La respuesta, al menos en algunos sectores sociales, empieza a ser que no. Europa es un club exclusivo, pero no es el único. Muchos de los analistas y escritores con que hablo durante mi viaje siguieron con interés la cumbre de la Organización de Cooperación de Shangai, que estuvo sazonada con ejercicios militares conjuntos de Rusia, China, Kirguistán, Kazajistán, Uzbekistán y Tayikistán. Desde ese escenario, Putin reclamó un mundo multipolar en clara alusión a la hegemonía norteamericana. La presencia de Irán como miembro observador también fue elocuente.
El acercamiento de Turquía a la Organización de Cooperación de Shangai ni siquiera se ha planteado, pero en Ankara, algunos analistas opinan que se puede convertir en una alternativa interesante a la altivez de la UE. De momento, la organización parece demasiado débil en comparación con la OTAN o el Mercado Común Europeo, pero tiene otras ventajas: por un lado, les ahorra a sus miembros las incómodas exigencias de credenciales democráticas. Por otro, países como India y Pakistán ya han mostrado interés por ingresar en ella. Finalmente, en un grupo con miembros menos ricos, la importancia relativa de Turquía sería mayor.
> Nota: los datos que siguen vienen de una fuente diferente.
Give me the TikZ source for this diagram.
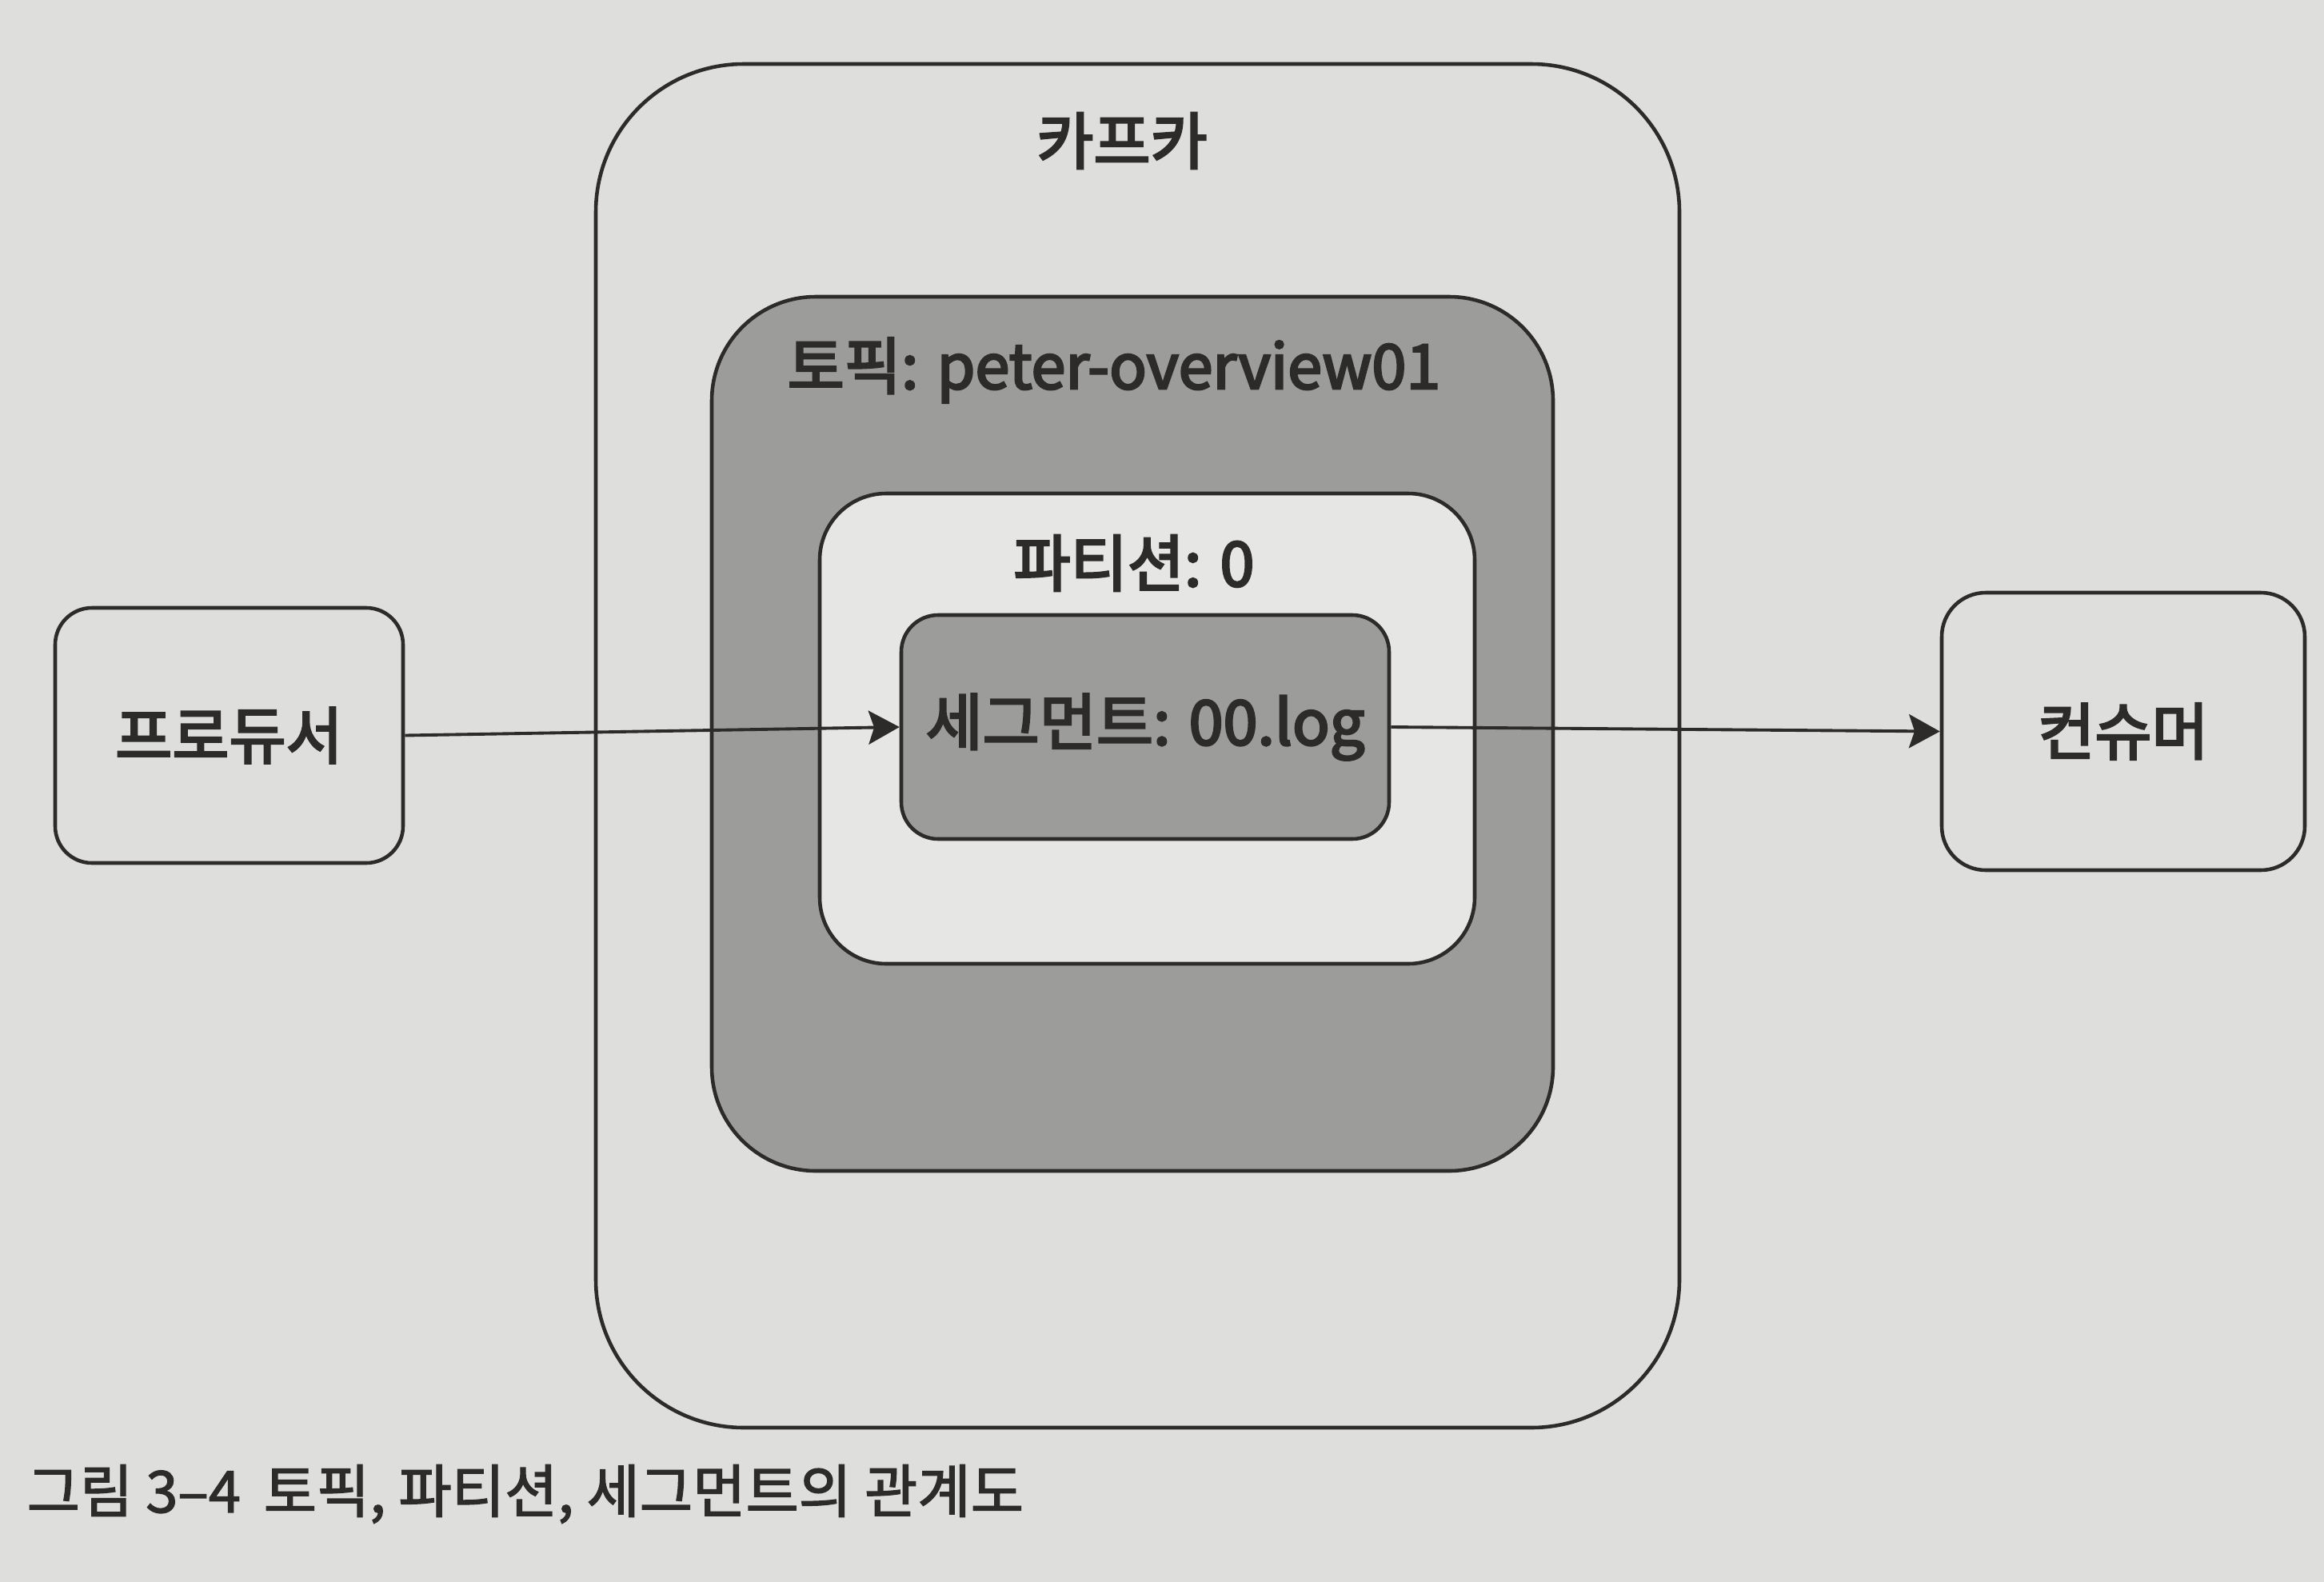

La palabra clave de todo esto es “energía”. Según los defensores de un acercamiento a Asia, conforme la política internacional se vuelve más dependiente del petróleo, el gas y el uranio, aumenta el interés geopolítico de Turquía como umbral entre los yacimientos de Asia Central y los sedientos consumidores europeos. Ocupada como está en ser una cofradía cristiana, Europa no parece considerar siquiera ese aspecto.
Hasta ahora, nada de esto pasa del territorio de la conjetura. Pero sin duda, Turquía no será la única perjudicada con el rechazo de la UE, y quizá, ni siquiera la principal. En cierto modo, ese país siempre será un espejo con dos caras, como el de la novela de Pamuk. Si Europa no reconoce su propia imagen en ese espejo, podría descubrir, cuando ya sea tarde, que el cristal se ha vuelto transparente, y que Turquía está del otro lado.
Artículo publicado en: El País, 29 de agosto de 2007.